I. S. : Les stades actuels sont des jouets de la finance d’entreprise. Ce sont des constructions en kit qui peuvent être qualifiées de « post-architecture ». Leurs scénarios peuvent être modifiés à la guise des commanditaires. Ce sont des zones exemptes de tout élément civique, qui portent les caractéristiques d’une zone récréative d’un gigantesque shopping mall. D’ailleurs, tout accès au parc olympique passera par le Westfield Stratford City, un nouveau complexe commercial aux dimensions pharaoniques qui jouxte le site des Jeux et qui vient tout juste d’être inauguré.

T. : Qu’est-ce qui affecte le plus les gens qui habitent sur place ? Quel est selon vous l’élément le plus précieux que la construction des futures infrastructures olympiques met actuellement en danger ?
I. S. : Le langage. Partout où l’on touche aux Jeux, le langage a été corrompu et s’est transformé en un pur discours de promotion. Tout veut dire le contraire de ce que l’on laisse entendre. Et puis aussi la mémoire, qui s’est vue traduite en un héritage figé. L’histoire officielle est désormais celle qui s’affiche sur les panneaux d’information.

T. : Il existe une Olympic Park Legacy Company (www.legacy.compagny.co.uk) qui est censée s’occuper de la reconversion du site après les JO et qui a lancé par exemple un concours auprès de la population, appelée à imaginer les noms des futurs quartiers d’habitation. Pourquoi de telles interventions ne sont-elles pas suffisantes pour éviter des dommages irréversibles ?
I. S. : Parce que l’ensemble du processus de transformation urbaine qui accompagne les Jeux vise la destruction de ce qui est local et particulier. Et favorise l’inflation de tout ce qui est générique et commercial. 

Voilà pour l’essentiel.

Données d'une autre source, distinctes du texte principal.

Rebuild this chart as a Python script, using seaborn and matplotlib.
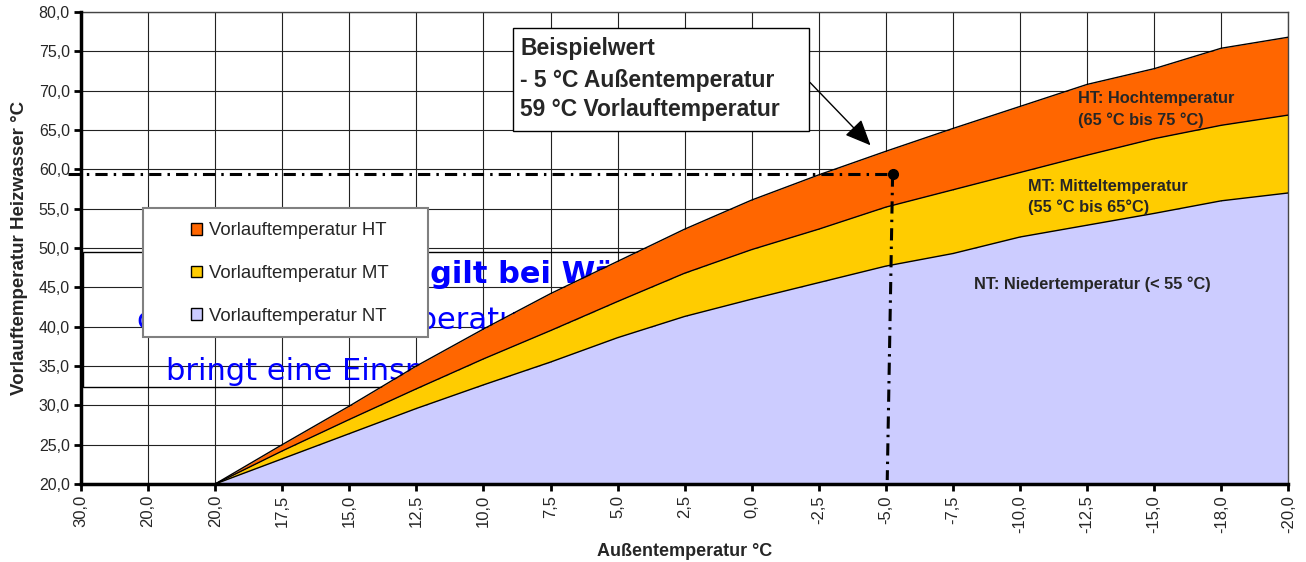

Mais Iain Sinclair n’est pas le seul à élever sa voix contre les effets pervers de la construction olympique pour 2012. Au contraire, Londres semble être un terrain particulièrement propice à toutes sortes de résistances. Ainsi, le collectif d’architectes et de designers StudioSuperniche a imaginé une série d’objets qui permettent de réutiliser les planches bleues de l’ancienne barrière et qui pourront être utilisés lors du réaménagement urbain du parc olympique après les Jeux. Leur Blue Fence Project, présenté à la dernière Biennale d’architecture de Rotterdam, livre des plans pour la construction d’un observatoire d’oiseaux, d’une table de ping-pong, de tabourets ou d’un kiosque éphémère.
Leurs confrères de l’Office for Subversive Architecture (OSA), une équipe d’architectes et d’artistes qui vivent et travaillent à Londres, en Allemagne et en Autriche et se consacrent à la conception et transformation expérimentales d’espaces, ont eu moins de chance. Leur petite plateforme Point of View, qui devait permettre à tout un chacun de jeter un coup d’œil par-dessus la barrière bleue, a été démonté par l’Olympic Delivery Authority une dizaine de jours après sa construction, en juin 2008.
D’autres interventions sont volontairement temporaires, comme celle de Immediate Theatre, un groupe londonien qui travaille dans le domaine du spectacle vivant dans le but de favoriser l’intégration sociale de minorités. Sa Big Blue Fence Story s’est déroulée dans une sorte de cabane éphémère de 13 portes et boîtes praticables construites avec des planches bleues de la barrière olympique. L’installation a voyagé entre mai 2009 et juin 2010 dans différents quartiers de l’est de Londre et a donné lieu à de nombreux workshops.
Dans le domaine du cinéma, enfin, il convient de mentionner le court-métrage The Games, sorte d’olympiades surréalistes mises en scène en 2007 dans le périmètre promis aux JO. Hilary Powell et son équipe ont tourné de manière presque clandestine, sans autorisation officielle, et le résultat peut être perçu comme une sorte d’antithèse de Dieux du stade, le documentaire de Leni Riefenstahl tourné sur les Jeux olympiques de Berlin en 1936. La jeune réalisatrice a également écrit un essai sur les Jeux, ses récits et ses mythes qui a paru en 2009 dans le premier volume de Critical Cities, une série de publications transdisciplinaires dédiées à un urbanisme qui regarde « au-delà des discours officiels » (Powell, 2009).
Pour terminer, on retrouve trace de Iain Sinclair dans un autre projet audiovisuel, Memo Mori, un film réalisé par Emily Richardson. C’est un projet issu de différentes excursions, en compagnie de l’auteur, à travers le quartier de Hackney et le futur site des JO, à pied, en bus ou en canoë. La cinéaste et l’écrivain sont partis ensemble à la recherche de paysages urbains en voie de disparition, par exemple les Manor Garden Allotments, des jardins familiaux désormais détruits. La bande sonore du court-métrage est ponctuée par des commentaires de Iain Sinclair, qui y lit également des extraits de son Hackney, That Rose-Red Empire, ultime parution, avec le tout récent Ghost Milk (Sinclaire, Hackney, sur les dérives urbanistiques des jeux olympiques de l’année prochaine. Les deux ouvrages ne sont pas encore traduits en français.